Plotting code records:
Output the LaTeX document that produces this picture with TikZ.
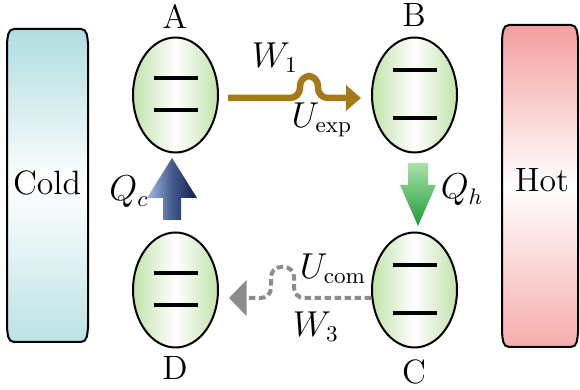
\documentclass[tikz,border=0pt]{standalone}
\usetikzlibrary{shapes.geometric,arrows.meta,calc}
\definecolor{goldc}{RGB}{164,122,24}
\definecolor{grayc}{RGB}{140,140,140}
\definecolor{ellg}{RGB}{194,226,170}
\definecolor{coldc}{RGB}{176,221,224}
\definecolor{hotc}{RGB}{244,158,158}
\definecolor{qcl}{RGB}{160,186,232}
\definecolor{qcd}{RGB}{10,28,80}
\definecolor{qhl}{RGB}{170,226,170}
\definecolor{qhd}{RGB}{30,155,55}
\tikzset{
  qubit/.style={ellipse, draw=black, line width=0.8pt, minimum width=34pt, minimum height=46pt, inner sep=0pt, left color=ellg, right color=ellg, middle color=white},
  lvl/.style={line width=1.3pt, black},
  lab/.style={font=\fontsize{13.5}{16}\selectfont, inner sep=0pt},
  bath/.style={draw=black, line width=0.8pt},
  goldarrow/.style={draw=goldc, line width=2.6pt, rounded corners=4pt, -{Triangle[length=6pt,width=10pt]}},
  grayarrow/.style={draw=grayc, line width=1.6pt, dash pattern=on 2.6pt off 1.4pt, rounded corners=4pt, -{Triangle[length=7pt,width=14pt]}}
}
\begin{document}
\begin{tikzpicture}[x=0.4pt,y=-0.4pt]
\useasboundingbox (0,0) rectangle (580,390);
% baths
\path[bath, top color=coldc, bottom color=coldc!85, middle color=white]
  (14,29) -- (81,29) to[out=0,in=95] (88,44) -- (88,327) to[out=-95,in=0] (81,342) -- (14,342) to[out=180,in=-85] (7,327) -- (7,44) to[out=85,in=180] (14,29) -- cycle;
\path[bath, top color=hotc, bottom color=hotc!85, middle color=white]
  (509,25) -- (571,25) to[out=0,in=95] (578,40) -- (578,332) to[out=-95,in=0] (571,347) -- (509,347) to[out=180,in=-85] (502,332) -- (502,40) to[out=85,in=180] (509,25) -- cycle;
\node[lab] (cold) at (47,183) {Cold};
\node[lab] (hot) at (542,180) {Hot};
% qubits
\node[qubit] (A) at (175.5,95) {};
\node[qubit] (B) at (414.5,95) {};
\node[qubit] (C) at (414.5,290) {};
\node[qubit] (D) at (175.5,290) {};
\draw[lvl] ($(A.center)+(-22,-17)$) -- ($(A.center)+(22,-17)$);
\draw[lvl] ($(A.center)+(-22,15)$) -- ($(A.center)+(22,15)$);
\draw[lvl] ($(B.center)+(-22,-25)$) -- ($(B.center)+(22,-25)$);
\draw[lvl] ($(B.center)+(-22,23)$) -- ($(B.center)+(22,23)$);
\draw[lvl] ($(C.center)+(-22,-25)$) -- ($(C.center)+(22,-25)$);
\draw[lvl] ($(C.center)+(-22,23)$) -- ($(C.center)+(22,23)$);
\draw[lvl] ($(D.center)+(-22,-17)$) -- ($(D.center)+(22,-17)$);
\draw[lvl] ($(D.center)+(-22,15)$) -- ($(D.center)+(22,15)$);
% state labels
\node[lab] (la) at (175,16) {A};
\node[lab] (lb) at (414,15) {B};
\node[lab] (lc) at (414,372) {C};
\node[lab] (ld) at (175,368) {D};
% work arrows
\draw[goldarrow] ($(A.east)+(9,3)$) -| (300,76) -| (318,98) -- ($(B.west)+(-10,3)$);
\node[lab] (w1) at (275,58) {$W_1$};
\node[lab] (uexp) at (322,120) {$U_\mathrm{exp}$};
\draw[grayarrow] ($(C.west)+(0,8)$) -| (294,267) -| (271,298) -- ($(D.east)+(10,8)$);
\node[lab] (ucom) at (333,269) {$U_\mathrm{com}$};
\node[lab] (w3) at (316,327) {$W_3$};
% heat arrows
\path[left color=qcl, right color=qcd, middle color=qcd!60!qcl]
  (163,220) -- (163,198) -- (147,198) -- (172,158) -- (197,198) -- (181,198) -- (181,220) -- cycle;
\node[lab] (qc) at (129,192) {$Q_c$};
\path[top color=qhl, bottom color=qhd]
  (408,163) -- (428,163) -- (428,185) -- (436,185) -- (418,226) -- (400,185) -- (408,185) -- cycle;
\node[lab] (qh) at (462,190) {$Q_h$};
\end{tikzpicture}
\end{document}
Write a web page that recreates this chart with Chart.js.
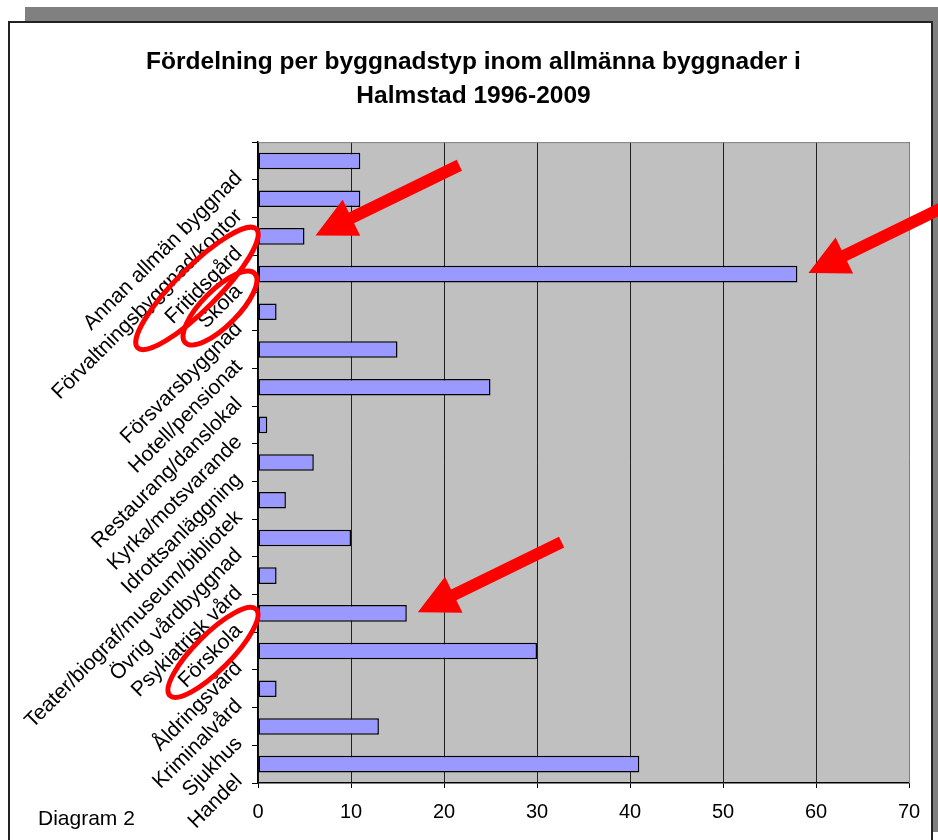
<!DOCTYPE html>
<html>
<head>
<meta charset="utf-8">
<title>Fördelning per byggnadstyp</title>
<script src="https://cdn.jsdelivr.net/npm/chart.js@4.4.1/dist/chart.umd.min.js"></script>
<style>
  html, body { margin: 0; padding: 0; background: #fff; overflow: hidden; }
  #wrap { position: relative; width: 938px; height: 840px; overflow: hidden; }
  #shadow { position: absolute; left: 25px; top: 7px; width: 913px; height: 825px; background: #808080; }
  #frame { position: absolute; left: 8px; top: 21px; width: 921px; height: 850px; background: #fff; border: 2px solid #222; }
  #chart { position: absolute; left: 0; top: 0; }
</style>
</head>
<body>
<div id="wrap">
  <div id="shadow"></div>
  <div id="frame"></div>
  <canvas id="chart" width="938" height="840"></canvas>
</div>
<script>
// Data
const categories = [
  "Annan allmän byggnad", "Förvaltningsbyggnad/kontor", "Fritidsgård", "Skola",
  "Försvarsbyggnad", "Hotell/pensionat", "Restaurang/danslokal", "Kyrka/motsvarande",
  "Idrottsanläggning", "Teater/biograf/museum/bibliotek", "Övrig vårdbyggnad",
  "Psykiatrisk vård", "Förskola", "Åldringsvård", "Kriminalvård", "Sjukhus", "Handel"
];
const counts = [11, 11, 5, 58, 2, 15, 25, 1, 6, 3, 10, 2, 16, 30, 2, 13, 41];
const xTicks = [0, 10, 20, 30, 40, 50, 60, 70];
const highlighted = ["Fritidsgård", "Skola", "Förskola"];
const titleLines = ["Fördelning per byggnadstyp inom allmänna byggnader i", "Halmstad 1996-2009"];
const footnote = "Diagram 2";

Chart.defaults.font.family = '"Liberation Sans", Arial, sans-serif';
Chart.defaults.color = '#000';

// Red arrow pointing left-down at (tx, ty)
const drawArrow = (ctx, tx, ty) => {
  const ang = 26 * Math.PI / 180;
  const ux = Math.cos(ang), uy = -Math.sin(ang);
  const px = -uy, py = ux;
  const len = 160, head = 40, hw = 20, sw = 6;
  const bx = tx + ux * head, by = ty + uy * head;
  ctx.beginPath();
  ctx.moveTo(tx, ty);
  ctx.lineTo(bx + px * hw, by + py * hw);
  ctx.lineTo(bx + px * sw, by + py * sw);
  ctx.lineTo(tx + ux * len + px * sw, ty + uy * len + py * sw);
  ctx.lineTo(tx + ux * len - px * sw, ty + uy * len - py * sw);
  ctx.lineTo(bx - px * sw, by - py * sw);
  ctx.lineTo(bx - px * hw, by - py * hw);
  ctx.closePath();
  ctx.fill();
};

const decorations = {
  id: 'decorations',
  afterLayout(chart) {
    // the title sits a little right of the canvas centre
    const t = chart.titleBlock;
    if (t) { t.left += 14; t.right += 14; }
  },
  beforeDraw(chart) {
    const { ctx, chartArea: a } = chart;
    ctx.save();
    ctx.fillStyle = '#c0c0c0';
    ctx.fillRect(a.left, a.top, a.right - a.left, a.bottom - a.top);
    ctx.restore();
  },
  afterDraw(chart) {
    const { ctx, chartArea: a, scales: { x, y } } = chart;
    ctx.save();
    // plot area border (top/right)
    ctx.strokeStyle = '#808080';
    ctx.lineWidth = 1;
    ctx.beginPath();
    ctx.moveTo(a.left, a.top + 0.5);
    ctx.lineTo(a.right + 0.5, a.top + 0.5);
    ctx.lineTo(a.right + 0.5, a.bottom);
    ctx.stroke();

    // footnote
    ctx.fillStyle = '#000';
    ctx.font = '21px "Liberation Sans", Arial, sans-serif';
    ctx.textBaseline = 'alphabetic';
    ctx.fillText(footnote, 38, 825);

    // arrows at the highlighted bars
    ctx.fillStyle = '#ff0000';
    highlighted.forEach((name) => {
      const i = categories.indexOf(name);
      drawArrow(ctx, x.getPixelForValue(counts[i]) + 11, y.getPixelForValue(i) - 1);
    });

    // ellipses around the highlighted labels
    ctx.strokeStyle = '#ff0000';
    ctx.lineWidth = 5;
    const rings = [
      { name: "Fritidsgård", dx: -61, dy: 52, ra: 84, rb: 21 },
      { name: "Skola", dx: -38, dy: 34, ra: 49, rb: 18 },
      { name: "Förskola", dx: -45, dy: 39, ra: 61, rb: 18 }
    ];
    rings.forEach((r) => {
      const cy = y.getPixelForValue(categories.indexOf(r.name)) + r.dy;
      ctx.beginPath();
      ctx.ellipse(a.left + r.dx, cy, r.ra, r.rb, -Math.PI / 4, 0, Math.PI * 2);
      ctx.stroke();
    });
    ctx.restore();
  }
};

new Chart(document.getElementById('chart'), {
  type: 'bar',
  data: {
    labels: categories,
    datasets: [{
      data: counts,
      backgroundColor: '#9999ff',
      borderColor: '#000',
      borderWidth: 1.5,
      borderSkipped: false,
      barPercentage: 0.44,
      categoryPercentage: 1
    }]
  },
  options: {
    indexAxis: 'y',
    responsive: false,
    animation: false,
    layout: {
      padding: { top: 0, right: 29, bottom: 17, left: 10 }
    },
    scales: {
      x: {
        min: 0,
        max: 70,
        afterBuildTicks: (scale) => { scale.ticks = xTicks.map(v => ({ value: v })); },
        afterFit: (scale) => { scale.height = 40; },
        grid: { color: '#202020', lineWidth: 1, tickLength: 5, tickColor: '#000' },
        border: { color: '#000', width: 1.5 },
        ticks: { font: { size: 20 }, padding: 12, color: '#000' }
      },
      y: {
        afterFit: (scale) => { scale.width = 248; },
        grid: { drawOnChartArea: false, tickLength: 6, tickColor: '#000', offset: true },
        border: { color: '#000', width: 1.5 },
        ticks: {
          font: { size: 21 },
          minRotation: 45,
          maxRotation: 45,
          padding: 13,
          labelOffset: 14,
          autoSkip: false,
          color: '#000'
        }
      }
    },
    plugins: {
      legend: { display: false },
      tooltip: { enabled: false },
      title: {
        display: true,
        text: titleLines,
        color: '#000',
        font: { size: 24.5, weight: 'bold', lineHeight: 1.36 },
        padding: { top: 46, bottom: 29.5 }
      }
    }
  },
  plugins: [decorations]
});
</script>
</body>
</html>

● **GOAL**
In the listing above, find the line containing "Write a web" and the line containing "Chart.defaults.color = '#000';", then output those two lines and everything between them exactly as written, without the images.

● **EXERCISE OUTPUT**
Write a web page that recreates this chart with Chart.js.
<!DOCTYPE html>
<html>
<head>
<meta charset="utf-8">
<title>Fördelning per byggnadstyp</title>
<script src="https://cdn.jsdelivr.net/npm/chart.js@4.4.1/dist/chart.umd.min.js"></script>
<style>
  html, body { margin: 0; padding: 0; background: #fff; overflow: hidden; }
  #wrap { position: relative; width: 938px; height: 840px; overflow: hidden; }
  #shadow { position: absolute; left: 25px; top: 7px; width: 913px; height: 825px; background: #808080; }
  #frame { position: absolute; left: 8px; top: 21px; width: 921px; height: 850px; background: #fff; border: 2px solid #222; }
  #chart { position: absolute; left: 0; top: 0; }
</style>
</head>
<body>
<div id="wrap">
  <div id="shadow"></div>
  <div id="frame"></div>
  <canvas id="chart" width="938" height="840"></canvas>
</div>
<script>
// Data
const categories = [
  "Annan allmän byggnad", "Förvaltningsbyggnad/kontor", "Fritidsgård", "Skola",
  "Försvarsbyggnad", "Hotell/pensionat", "Restaurang/danslokal", "Kyrka/motsvarande",
  "Idrottsanläggning", "Teater/biograf/museum/bibliotek", "Övrig vårdbyggnad",
  "Psykiatrisk vård", "Förskola", "Åldringsvård", "Kriminalvård", "Sjukhus", "Handel"
];
const counts = [11, 11, 5, 58, 2, 15, 25, 1, 6, 3, 10, 2, 16, 30, 2, 13, 41];
const xTicks = [0, 10, 20, 30, 40, 50, 60, 70];
const highlighted = ["Fritidsgård", "Skola", "Förskola"];
const titleLines = ["Fördelning per byggnadstyp inom allmänna byggnader i", "Halmstad 1996-2009"];
const footnote = "Diagram 2";

Chart.defaults.font.family = '"Liberation Sans", Arial, sans-serif';
Chart.defaults.color = '#000';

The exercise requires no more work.